RER: What types of new technologies, enhancements and features are on the horizon for the next generations of pump models?
Thompson: Considering our increased awareness of the importance of environmental issues and, by extension, fuel economy, recent current models — as well as the next generation — will feature higher efficiencies, reduced emissions, increased sound attenuation, automatic start-stop capabilities, automatic variable-speed controls, longer running times between fueling, as well as wireless remote operating, monitoring, trouble-shooting and GPS locating and fencing. Approximately 75 percent of our model offerings are dry-priming units (able to achieve prime without filling the pump casing with fluid) as opposed to the wet-priming units, which used to dominate the industry. Especially in construction applications, the additional ability of the pump to run dry — run while not pumping any liquid — is a very desirable feature.
How have pumps developed over the years?
Until recently, pumps were not considered to be high-tech machines. However, with the incorporation of computer-controlled electronic systems, which regulate fuel injection and operating parameters of the engines, they have entered a new realm. Electric motor-driven pumps are being provided with variable-speed capability as well. We at Thompson Pump Company have focused on developing larger, more powerful pumps with higher flow capacities and higher head capabilities than many observers thought possible just a decade ago. These capabilities have opened the door for many new uses for our products.
What are customers asking for in their pumps and how are manufacturers responding to them?
Our customers demand pumps that are the highest quality, are extremely reliable, easy to operate and are easy to service, maintain and repair.

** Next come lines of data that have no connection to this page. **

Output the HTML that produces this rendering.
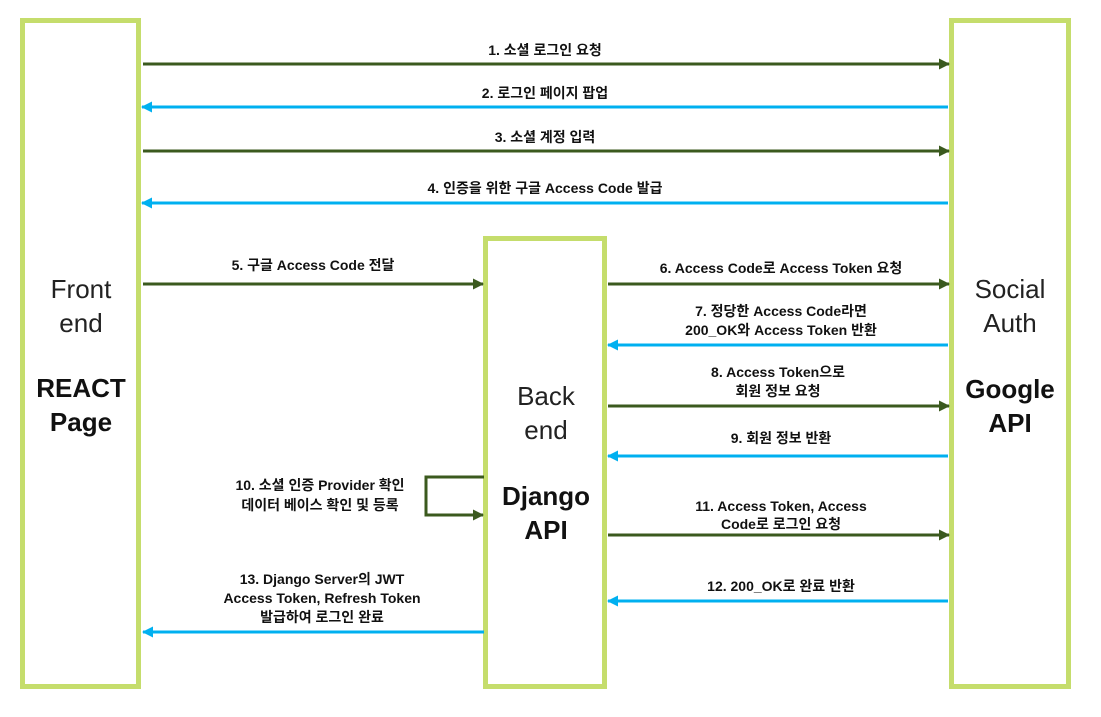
<!DOCTYPE html>
<html><head><meta charset="utf-8"><style>
html,body{margin:0;padding:0;background:#fff;}
svg{display:block;}
text{font-family:"Liberation Sans","Noto Sans CJK KR",sans-serif;}
.l{font-size:14px;font-weight:bold;fill:#111;text-anchor:middle;}
.t{font-size:26px;fill:#222;text-anchor:middle;}
.b{font-size:26px;font-weight:bold;fill:#111;text-anchor:middle;}
</style></head><body>
<svg width="1101" height="717" viewBox="0 0 1101 717" xmlns="http://www.w3.org/2000/svg">
<defs>
<marker id="g" markerWidth="11" markerHeight="11" refX="10" refY="5.5" orient="auto" markerUnits="userSpaceOnUse"><path d="M0,0 L11,5.5 L0,11 z" fill="#3b5a1e"/></marker>
<marker id="c" markerWidth="11" markerHeight="11" refX="10" refY="5.5" orient="auto" markerUnits="userSpaceOnUse"><path d="M0,0 L11,5.5 L0,11 z" fill="#00b0f0"/></marker>
</defs>
<g fill="none" stroke="#c5dd6c" stroke-width="5">
<rect x="22.5" y="20.5" width="116" height="666"/>
<rect x="485.5" y="238.5" width="119" height="448"/>
<rect x="951.5" y="20.5" width="117" height="666"/>
</g>
<g stroke-width="3" fill="none">
<line x1="143" y1="64" x2="949" y2="64" stroke="#3b5a1e" marker-end="url(#g)"/>
<line x1="948" y1="107" x2="142" y2="107" stroke="#00b0f0" marker-end="url(#c)"/>
<line x1="143" y1="151" x2="949" y2="151" stroke="#3b5a1e" marker-end="url(#g)"/>
<line x1="948" y1="203" x2="142" y2="203" stroke="#00b0f0" marker-end="url(#c)"/>
<line x1="143" y1="284" x2="483" y2="284" stroke="#3b5a1e" marker-end="url(#g)"/>
<line x1="608" y1="284" x2="949" y2="284" stroke="#3b5a1e" marker-end="url(#g)"/>
<line x1="948" y1="345" x2="608" y2="345" stroke="#00b0f0" marker-end="url(#c)"/>
<line x1="608" y1="406" x2="949" y2="406" stroke="#3b5a1e" marker-end="url(#g)"/>
<line x1="948" y1="456" x2="608" y2="456" stroke="#00b0f0" marker-end="url(#c)"/>
<polyline points="484,477 426,477 426,515 483,515" stroke="#3b5a1e" marker-end="url(#g)"/>
<line x1="608" y1="535" x2="949" y2="535" stroke="#3b5a1e" marker-end="url(#g)"/>
<line x1="948" y1="601" x2="608" y2="601" stroke="#00b0f0" marker-end="url(#c)"/>
<line x1="484" y1="632" x2="143" y2="632" stroke="#00b0f0" marker-end="url(#c)"/>
</g>
<text class="l" x="545" y="55">1. 소셜 로그인 요청</text>
<text class="l" x="545" y="98">2. 로그인 페이지 팝업</text>
<text class="l" x="545" y="142">3. 소셜 계정 입력</text>
<text class="l" x="545" y="193">4. 인증을 위한 구글 Access Code 발급</text>
<text class="l" x="313" y="270">5. 구글 Access Code 전달</text>
<text class="l" x="781" y="273">6. Access Code로 Access Token 요청</text>
<text class="l" x="781" y="316">7. 정당한 Access Code라면</text>
<text class="l" x="781" y="335">200_OK와 Access Token 반환</text>
<text class="l" x="778" y="377">8. Access Token으로</text>
<text class="l" x="778" y="396">회원 정보 요청</text>
<text class="l" x="781" y="443">9. 회원 정보 반환</text>
<text class="l" x="320" y="490">10. 소셜 인증 Provider 확인</text>
<text class="l" x="320" y="510">데이터 베이스 확인 및 등록</text>
<text class="l" x="781" y="511">11. Access Token, Access</text>
<text class="l" x="781" y="529">Code로 로그인 요청</text>
<text class="l" x="781" y="591">12. 200_OK로 완료 반환</text>
<text class="l" x="322" y="584">13. Django Server의 JWT</text>
<text class="l" x="322" y="603">Access Token, Refresh Token</text>
<text class="l" x="322" y="622">발급하여 로그인 완료</text>
<text class="t" x="81" y="298">Front</text>
<text class="t" x="81" y="332">end</text>
<text class="b" x="81" y="397">REACT</text>
<text class="b" x="81" y="431">Page</text>
<text class="t" x="546" y="405">Back</text>
<text class="t" x="546" y="439">end</text>
<text class="b" x="546" y="505">Django</text>
<text class="b" x="546" y="539">API</text>
<text class="t" x="1010" y="298">Social</text>
<text class="t" x="1010" y="332">Auth</text>
<text class="b" x="1010" y="398">Google</text>
<text class="b" x="1010" y="432">API</text>
</svg>
</body></html>
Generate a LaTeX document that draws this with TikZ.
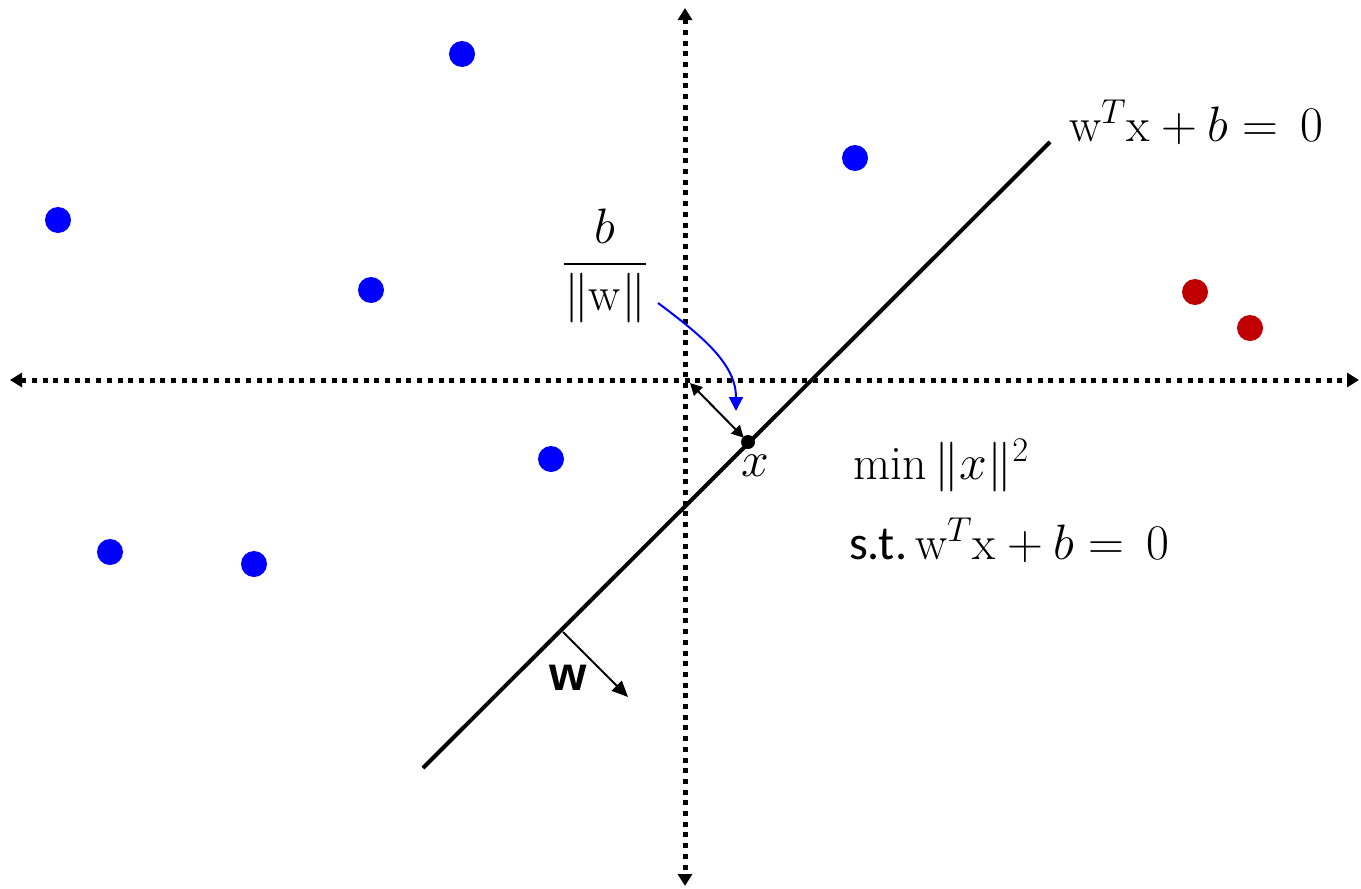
\documentclass[tikz,border=0pt]{standalone}
\usepackage{amsmath}
\usepackage{amssymb}
\usepackage{fontspec}
\newfontfamily\labelfont{Liberation Sans}
\newfontfamily\stfont{Carlito}
\usetikzlibrary{calc, arrows.meta}
\definecolor{darkred}{HTML}{C00000}

\begin{document}
\begin{tikzpicture}[x=0.5pt, y=-0.5pt, font=\fontsize{24}{29}\selectfont]

        % 1. Fix the frame and the axis end points
        \useasboundingbox (0,0) rectangle (1361,889);

        \coordinate (Left) at (10,380);
        \coordinate (Right) at (1359,380);
        \coordinate (Top) at (685,8);
        \coordinate (Bottom) at (685,886);
        \coordinate (O) at (690,383); % origin corner

        % Ends of the separating line
        \coordinate (LineA) at (423,768);
        \coordinate (LineB) at (1050,142);

        \tikzset{axis/.style={line width=2.5pt, dash pattern=on 2.5pt off 2.85pt,
                              {Triangle[width=7pt,length=6pt]}-{Triangle[width=7pt,length=6pt]}}}
        \tikzset{vertex/.style={circle, minimum size=13pt, inner sep=0pt}}

        % 2. Draw the dotted axes
        \draw[axis] (Left) -- (Right);
        \draw[axis] (Top) -- (Bottom);

        % 3. Draw the hyperplane
        \draw[line width=2pt, black] (LineA) -- (LineB);
        \node[anchor=west] (plane) at (1062,122) {$\mathrm{w}^T\mathrm{x}+b=\,0$};

        % 4. Point x on the line and its distance to the origin
        \node[fill=black, circle, minimum size=7pt, inner sep=0pt] (X) at (748,442) {};
        \node (xlab) at (755,466) {$x$};
        \draw[line width=1pt, {Triangle[width=6pt,length=6pt]}-{Triangle[width=6pt,length=6pt]}]
                (O) -- ($(X)!3pt!(O)$);

        % Fraction b / ||w|| with its blue pointer
        \node (frac) at (605,266) {$\dfrac{b}{\|\mathrm{w}\|}$};
        \coordinate (fracEnd) at (658,303);
        \coordinate (distMid) at (736,411);
        \draw[blue, line width=1pt, -{Triangle[width=7pt,length=7pt]}]
                (fracEnd) .. controls (705,338) and (736,365) .. (distMid);

        % 5. Normal vector w
        \coordinate (W0) at (563,632);
        \coordinate (W1) at (628,697);
        \draw[line width=1pt, -{Triangle[width=7pt,length=8pt]}] (W0) -- (W1);
        \node (wlab) at (568,678) {\labelfont\bfseries w};

        % 6. Optimisation problem
        \node[anchor=west] (minlab) at (846,466) {$\min\|x\|^2$};
        \node[anchor=west] (stlab) at (842,540) {{\stfont s.t.}\,$\mathrm{w}^T\mathrm{x}+b=\,0$};

        % 7. Data points
        \foreach \name/\px/\py in {p1/462/54, p2/58/220, p3/371/290, p4/855/158,
                                   p5/551/459, p6/110/552, p7/254/564}
          \node[vertex, fill=blue] (\name) at (\px,\py) {};
        \node[vertex, fill=darkred] (q1) at (1195,292) {};
        \node[vertex, fill=darkred] (q2) at (1250,328) {};

    \end{tikzpicture}
\end{document}
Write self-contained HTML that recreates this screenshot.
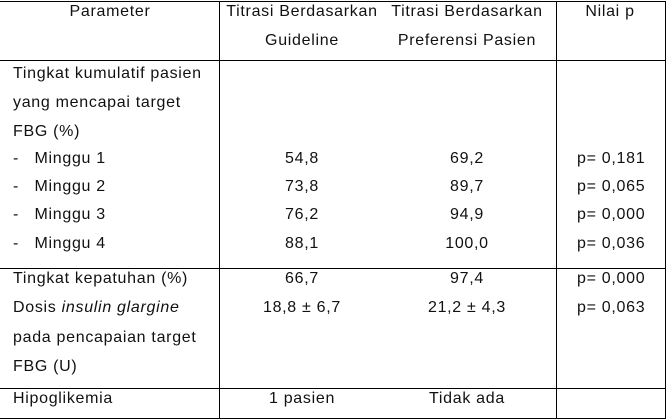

They require pumps that can operate 24/7, unattended for long periods of time and that have long maintenance intervals.
What do you expect for the future of the pump market? How does the market look right now?
The future of the portable, diesel-driven pump market is extremely bright. With the availability of the features described previously, we are constantly identifying new applications and uses for our wide variety of models. Although ours is a very competitive industry, those who constantly strive to produce and provide high-quality products, bolstered by strong service and engineering support, will always do well.
Another consideration must be the expectations of the pump users in relation to the capabilities of the pump unit providers. Whether they own the pumps, or are renting them for a limited period of time, simply being supplied with a product is the bare minimum expectation today. Most pump users require the manufacturer or the dealer or the pump rental company to support that use with project design and engineering advice, installation assistance, operation and maintenance services and, in some instances, turn-key involvement. With the wide variety of product types and the tremendous variation in application requirements, a fundamental decision such as choosing the right pump for the job can become a daunting task.
How much has the market grown in the past year and what do you anticipate for the coming year?
The year 2007 saw a steep decline in large pump usage in the construction markets in many regions of the nation. This was due primarily to the decline in residential construction and new housing developments in conjunction with the pervasive drought, which impacted much of the Southeastern U.S. and other areas. On the other hand, the precious metal and mineral mines, the multitude of pit and quarry operations, along with oil and natural gas exploration and recovery industries have been very strong users of portable pump sets. In response to the relatively low exchange rate of the U.S. dollar versus many foreign currencies, we have seen tremendous growth in the export markets.
What do we expect in 2008? We anticipate 2008 to be, at best, a repeat of 2007.